There are hundreds of KPIs, but which are the most important ones when planning for the future? Are some KPIs more valuable than others for Retailers? Here are the 10 key performance indicators Retailers need to track to succeed in the new Retail.
This represents the quantity of stock in units and in excess cost value to meet the projected demand based on the parameters established by the company. It helps us identify the products that are surplus to the store’s needs and prescribes possible recommendations to be made.
Overstock is calculated at the SKU-store level. For example, a store may have an overstock while simultaneously placing a replenishment order from different SKUs.
This is one of the cornerstones of Retail. It is calculated as the total number of commercial transactions made: in other words, the sum of all sales at the sale value in a given period of time.
This indicator on its own is not relevant. It has to be analysed in the context of all indicators to understand the origin of a problem and know how to act.
One of the main goals of Retail is to maximise the volume of quality transactions. This indicator offers a graphical representation of the volume of commercial operations carried out to achieve the turnover.
If we can maximise the volume of transactions without affecting the average sales price per transaction or the number of items included in an average ticket (UPT), we can maximise the company’s turnover.
This refers to a customer’s average spending per ticket in a given period of time. It is calculated by dividing total sales by total tickets (excluding returns).
As a quality target set by the company, basket size is tracked to compare and analyse sales trends.
This refers to the difference between income (excluding taxes) and the cost value of goods.
When shown as an economic amount, it refers to the contribution.
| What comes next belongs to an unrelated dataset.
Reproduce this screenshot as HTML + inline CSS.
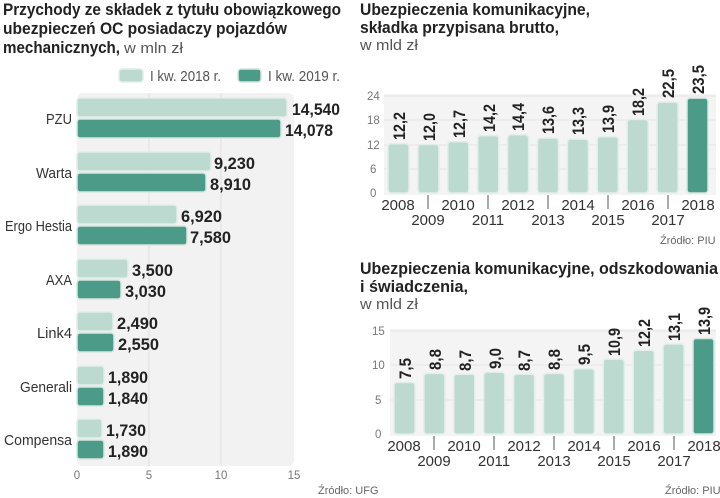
<!DOCTYPE html>
<html><head><meta charset="utf-8"><style>
body{margin:0;background:#fff;}
svg{display:block;font-family:"Liberation Sans",sans-serif;}
.t{font-weight:bold;font-size:17px;fill:#222;}
.s{font-size:15px;fill:#555;}
.c{font-size:15px;fill:#333;}
.v{font-weight:bold;font-size:17px;fill:#222;}
.ax{font-size:11.5px;fill:#777;}
.yr{font-size:15px;fill:#333;text-anchor:middle;}
.src{font-size:11px;fill:#666;}
.l{fill:#bcdad0;stroke:#e2eee9;stroke-width:1.5;}
.d{fill:#4c9b89;stroke:#d6e6e0;stroke-width:1.5;}
</style></head><body>
<svg width="720" height="498" viewBox="0 0 720 498">
<text class="t" x="3" y="15" textLength="338" lengthAdjust="spacingAndGlyphs">Przychody ze składek z tytułu obowiązkowego</text>
<text class="t" x="3" y="34" textLength="284" lengthAdjust="spacingAndGlyphs">ubezpieczeń OC posiadaczy pojazdów</text>
<text class="t" x="3" y="53" textLength="117" lengthAdjust="spacingAndGlyphs">mechanicznych,</text>
<text class="s" x="124" y="53" textLength="59" lengthAdjust="spacingAndGlyphs">w mln zł</text>
<rect x="119" y="69" width="24" height="13" rx="3" class="l"/>
<text class="s" x="150" y="81" textLength="71" lengthAdjust="spacingAndGlyphs">I kw. 2018 r.</text>
<rect x="238" y="69" width="23" height="13" rx="3" class="d"/>
<text class="s" x="268" y="81" textLength="72" lengthAdjust="spacingAndGlyphs">I kw. 2019 r.</text>
<rect x="77" y="93" width="217" height="373" rx="6" fill="#f2f2f2"/>
<g stroke="#e0e0e0" stroke-width="1"><line x1="149" y1="93" x2="149" y2="466"/><line x1="221" y1="93" x2="221" y2="466"/></g>
<g>
<rect class="l" x="77" y="98" width="210" height="19" rx="3"/><rect class="d" x="77" y="119" width="204" height="19" rx="3"/>
<text class="v" x="292" y="115" textLength="48" lengthAdjust="spacingAndGlyphs">14,540</text><text class="v" x="285" y="136" textLength="48" lengthAdjust="spacingAndGlyphs">14,078</text>
<text class="c" x="46" y="124" textLength="26" lengthAdjust="spacingAndGlyphs">PZU</text>
<rect class="l" x="77" y="152" width="134" height="19" rx="3"/><rect class="d" x="77" y="173" width="129" height="19" rx="3"/>
<text class="v" x="214" y="169" textLength="41" lengthAdjust="spacingAndGlyphs">9,230</text><text class="v" x="210" y="190" textLength="41" lengthAdjust="spacingAndGlyphs">8,910</text>
<text class="c" x="36" y="178" textLength="36" lengthAdjust="spacingAndGlyphs">Warta</text>
<rect class="l" x="77" y="205" width="100" height="19" rx="3"/><rect class="d" x="77" y="226" width="110" height="19" rx="3"/>
<text class="v" x="181" y="222" textLength="41" lengthAdjust="spacingAndGlyphs">6,920</text><text class="v" x="190" y="243" textLength="41" lengthAdjust="spacingAndGlyphs">7,580</text>
<text class="c" x="5" y="231" textLength="67" lengthAdjust="spacingAndGlyphs">Ergo Hestia</text>
<rect class="l" x="77" y="259" width="51" height="19" rx="3"/><rect class="d" x="77" y="280" width="44" height="19" rx="3"/>
<text class="v" x="132" y="276" textLength="41" lengthAdjust="spacingAndGlyphs">3,500</text><text class="v" x="125" y="297" textLength="41" lengthAdjust="spacingAndGlyphs">3,030</text>
<text class="c" x="46" y="285" textLength="26" lengthAdjust="spacingAndGlyphs">AXA</text>
<rect class="l" x="77" y="312" width="36" height="19" rx="3"/><rect class="d" x="77" y="333" width="37" height="19" rx="3"/>
<text class="v" x="117" y="329" textLength="41" lengthAdjust="spacingAndGlyphs">2,490</text><text class="v" x="118" y="350" textLength="41" lengthAdjust="spacingAndGlyphs">2,550</text>
<text class="c" x="37" y="338" textLength="35" lengthAdjust="spacingAndGlyphs">Link4</text>
<rect class="l" x="77" y="366" width="27" height="19" rx="3"/><rect class="d" x="77" y="387" width="27" height="19" rx="3"/>
<text class="v" x="108" y="383" textLength="40" lengthAdjust="spacingAndGlyphs">1,890</text><text class="v" x="108" y="404" textLength="40" lengthAdjust="spacingAndGlyphs">1,840</text>
<text class="c" x="20" y="392" textLength="52" lengthAdjust="spacingAndGlyphs">Generali</text>
<rect class="l" x="77" y="419" width="25" height="19" rx="3"/><rect class="d" x="77" y="440" width="27" height="19" rx="3"/>
<text class="v" x="106" y="436" textLength="40" lengthAdjust="spacingAndGlyphs">1,730</text><text class="v" x="108" y="457" textLength="40" lengthAdjust="spacingAndGlyphs">1,890</text>
<text class="c" x="4" y="445" textLength="68" lengthAdjust="spacingAndGlyphs">Compensa</text>
</g>
<g class="ax" text-anchor="middle"><text x="77" y="479">0</text><text x="149" y="479">5</text><text x="221" y="479">10</text><text x="294" y="479">15</text></g>
<text class="src" x="318" y="494">Źródło: UFG</text>

<text class="t" x="360" y="15" textLength="230" lengthAdjust="spacingAndGlyphs">Ubezpieczenia komunikacyjne,</text>
<text class="t" x="360" y="33" textLength="199" lengthAdjust="spacingAndGlyphs">składka przypisana brutto,</text>
<text class="s" x="360" y="50" textLength="58" lengthAdjust="spacingAndGlyphs">w mld zł</text>
<rect x="384" y="94" width="332" height="101" fill="#f4f4f4"/>
<g stroke="#e4e4e4"><line x1="384" y1="96" x2="716" y2="96"/><line x1="384" y1="120" x2="716" y2="120"/><line x1="384" y1="145" x2="716" y2="145"/><line x1="384" y1="169" x2="716" y2="169"/></g>
<g class="ax"><text x="367" y="100">24</text><text x="367" y="124">18</text><text x="367" y="149">12</text><text x="370" y="173">6</text><text x="370" y="197">0</text></g>
<text class="src" x="660" y="244">Źródło: PIU</text>

<text class="t" x="360" y="274" textLength="358" lengthAdjust="spacingAndGlyphs">Ubezpieczenia komunikacyjne, odszkodowania</text>
<text class="t" x="360" y="292" textLength="108" lengthAdjust="spacingAndGlyphs">i świadczenia,</text>
<text class="s" x="360" y="309" textLength="58" lengthAdjust="spacingAndGlyphs">w mld zł</text>
<rect x="390" y="329" width="326" height="107" fill="#f4f4f4"/>
<g stroke="#e4e4e4"><line x1="390" y1="331" x2="716" y2="331"/><line x1="390" y1="365" x2="716" y2="365"/><line x1="390" y1="400" x2="716" y2="400"/></g>
<g class="ax"><text x="372" y="335">15</text><text x="372" y="369">10</text><text x="375" y="404">5</text><text x="375" y="438">0</text></g>
<text class="src" x="665" y="494">Źródło: PIU</text>

<g>
<rect class="l" x="388" y="143.7" width="21" height="49.3" rx="3"/>
<rect class="l" x="417.9" y="144.5" width="21" height="48.5" rx="3"/>
<rect class="l" x="447.8" y="141.7" width="21" height="51.3" rx="3"/>
<rect class="l" x="477.7" y="135.6" width="21" height="57.4" rx="3"/>
<rect class="l" x="507.6" y="134.8" width="21" height="58.2" rx="3"/>
<rect class="l" x="537.5" y="138.1" width="21" height="54.9" rx="3"/>
<rect class="l" x="567.4" y="139.3" width="21" height="53.7" rx="3"/>
<rect class="l" x="597.3" y="136.8" width="21" height="56.2" rx="3"/>
<rect class="l" x="627.2" y="119.5" width="21" height="73.5" rx="3"/>
<rect class="l" x="657.1" y="102.1" width="21" height="90.9" rx="3"/>
<rect class="d" x="687" y="98.1" width="21" height="94.9" rx="3"/>
</g>
<g class="v">
<text transform="translate(405,140) rotate(-90)" textLength="28" lengthAdjust="spacingAndGlyphs">12,2</text>
<text transform="translate(435,141) rotate(-90)" textLength="28" lengthAdjust="spacingAndGlyphs">12,0</text>
<text transform="translate(465,138) rotate(-90)" textLength="28" lengthAdjust="spacingAndGlyphs">12,7</text>
<text transform="translate(495,132) rotate(-90)" textLength="28" lengthAdjust="spacingAndGlyphs">14,2</text>
<text transform="translate(524,131) rotate(-90)" textLength="28" lengthAdjust="spacingAndGlyphs">14,4</text>
<text transform="translate(554,134) rotate(-90)" textLength="28" lengthAdjust="spacingAndGlyphs">13,6</text>
<text transform="translate(584,135) rotate(-90)" textLength="28" lengthAdjust="spacingAndGlyphs">13,3</text>
<text transform="translate(614,133) rotate(-90)" textLength="28" lengthAdjust="spacingAndGlyphs">13,9</text>
<text transform="translate(644,116) rotate(-90)" textLength="28" lengthAdjust="spacingAndGlyphs">18,2</text>
<text transform="translate(674,98) rotate(-90)" textLength="29" lengthAdjust="spacingAndGlyphs">22,5</text>
<text transform="translate(704,94) rotate(-90)" textLength="29" lengthAdjust="spacingAndGlyphs">23,5</text>
</g>
<g class="yr">
<text x="398" y="210">2008</text><text x="458" y="210">2010</text><text x="518" y="210">2012</text><text x="578" y="210">2014</text><text x="638" y="210">2016</text><text x="698" y="210">2018</text>
<text x="428" y="225">2009</text><text x="488" y="225">2011</text><text x="548" y="225">2013</text><text x="608" y="225">2015</text><text x="668" y="225">2017</text>
</g>
<g stroke="#555"><line x1="428" y1="195" x2="428" y2="209"/><line x1="488" y1="195" x2="488" y2="209"/><line x1="548" y1="195" x2="548" y2="209"/><line x1="608" y1="195" x2="608" y2="209"/><line x1="668" y1="195" x2="668" y2="209"/></g>

<g>
<rect class="l" x="394" y="382.5" width="21" height="51.5" rx="3"/>
<rect class="l" x="423.9" y="373.5" width="21" height="60.5" rx="3"/>
<rect class="l" x="453.8" y="374.2" width="21" height="59.8" rx="3"/>
<rect class="l" x="483.7" y="372.2" width="21" height="61.8" rx="3"/>
<rect class="l" x="513.6" y="374.2" width="21" height="59.8" rx="3"/>
<rect class="l" x="543.5" y="373.5" width="21" height="60.5" rx="3"/>
<rect class="l" x="573.4" y="368.7" width="21" height="65.3" rx="3"/>
<rect class="l" x="603.3" y="359.1" width="21" height="74.9" rx="3"/>
<rect class="l" x="633.2" y="350.2" width="21" height="83.8" rx="3"/>
<rect class="l" x="663.1" y="344" width="21" height="90" rx="3"/>
<rect class="d" x="693" y="338.5" width="21" height="95.5" rx="3"/>
</g>
<g class="v">
<text transform="translate(411,379) rotate(-90)" textLength="21" lengthAdjust="spacingAndGlyphs">7,5</text>
<text transform="translate(441,370) rotate(-90)" textLength="21" lengthAdjust="spacingAndGlyphs">8,8</text>
<text transform="translate(471,371) rotate(-90)" textLength="21" lengthAdjust="spacingAndGlyphs">8,7</text>
<text transform="translate(501,369) rotate(-90)" textLength="21" lengthAdjust="spacingAndGlyphs">9,0</text>
<text transform="translate(530,371) rotate(-90)" textLength="21" lengthAdjust="spacingAndGlyphs">8,7</text>
<text transform="translate(560,370) rotate(-90)" textLength="21" lengthAdjust="spacingAndGlyphs">8,8</text>
<text transform="translate(590,365) rotate(-90)" textLength="21" lengthAdjust="spacingAndGlyphs">9,5</text>
<text transform="translate(620,356) rotate(-90)" textLength="28" lengthAdjust="spacingAndGlyphs">10,9</text>
<text transform="translate(650,347) rotate(-90)" textLength="28" lengthAdjust="spacingAndGlyphs">12,2</text>
<text transform="translate(680,341) rotate(-90)" textLength="28" lengthAdjust="spacingAndGlyphs">13,1</text>
<text transform="translate(710,335) rotate(-90)" textLength="28" lengthAdjust="spacingAndGlyphs">13,9</text>
</g>
<g class="yr">
<text x="404" y="451">2008</text><text x="464" y="451">2010</text><text x="524" y="451">2012</text><text x="584" y="451">2014</text><text x="644" y="451">2016</text><text x="704" y="451">2018</text>
<text x="434" y="466">2009</text><text x="494" y="466">2011</text><text x="554" y="466">2013</text><text x="614" y="466">2015</text><text x="674" y="466">2017</text>
</g>
<g stroke="#555"><line x1="434" y1="436" x2="434" y2="450"/><line x1="494" y1="436" x2="494" y2="450"/><line x1="554" y1="436" x2="554" y2="450"/><line x1="614" y1="436" x2="614" y2="450"/><line x1="674" y1="436" x2="674" y2="450"/></g>
</svg>
</body></html>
When expressed as a percentage, it means how much that difference represents over the cost and therefore refers to the percentage of gross margin obtained.
A company’s main goal is to maximise its margins, because the same turnover can yield higher margins with more efficient management of the stock cost.
DV (Design Variation)
This is a percentage expressing the number of models with sales over the company’s total models in a given period of time. The analysis is performed at root code level (style + colour).
The benefit of this indicator is that it measures the success of the mix in a collection over a period of time. The ideal ratio is 100%, since we expect to sell at least one unit of each model present in a store.
This is the inverse of coverage. It shows the number of times an item is renewed in the stock in a given period of time. It compares purchase management with stock quality.
This is the acronym of Gross Margin Return on Inventory Investment, which measures the productivity of inventory investment. It indicates the amount of gross margin that is recovered for each euro invested in inventory. The result should be higher than 100% since we expect to recover at least the same amount we invested.
This expresses as a percentage the progression of the potential sales rate of items that fail to meet the sales target due to lack of stock.
It quantifies lost sales due to insufficient stock to meet the demand. It is therefore a guide for correcting the stock per store or increasing the depth of purchase. In other words, it operates as an alert.
Created by Analyticalways, this indicator tell us whether a company is generally efficient. It compares the DV, TRNand GMROII levels with their individual targets, therefore providing a clear picture of the distance to be covered to reach those targets. The distances between the target and result of each indicator are averaged out to create what is known as the stock management efficiency ratio.
If we maximise the stock turnover, collection mix efficiency and the margins, we will maximise the stock management efficiency.
To conclude, the more we know about the state of our business, the better we will manage it. These 10 indicators guarantee control and are available to any company that wants to increase its management efficiency.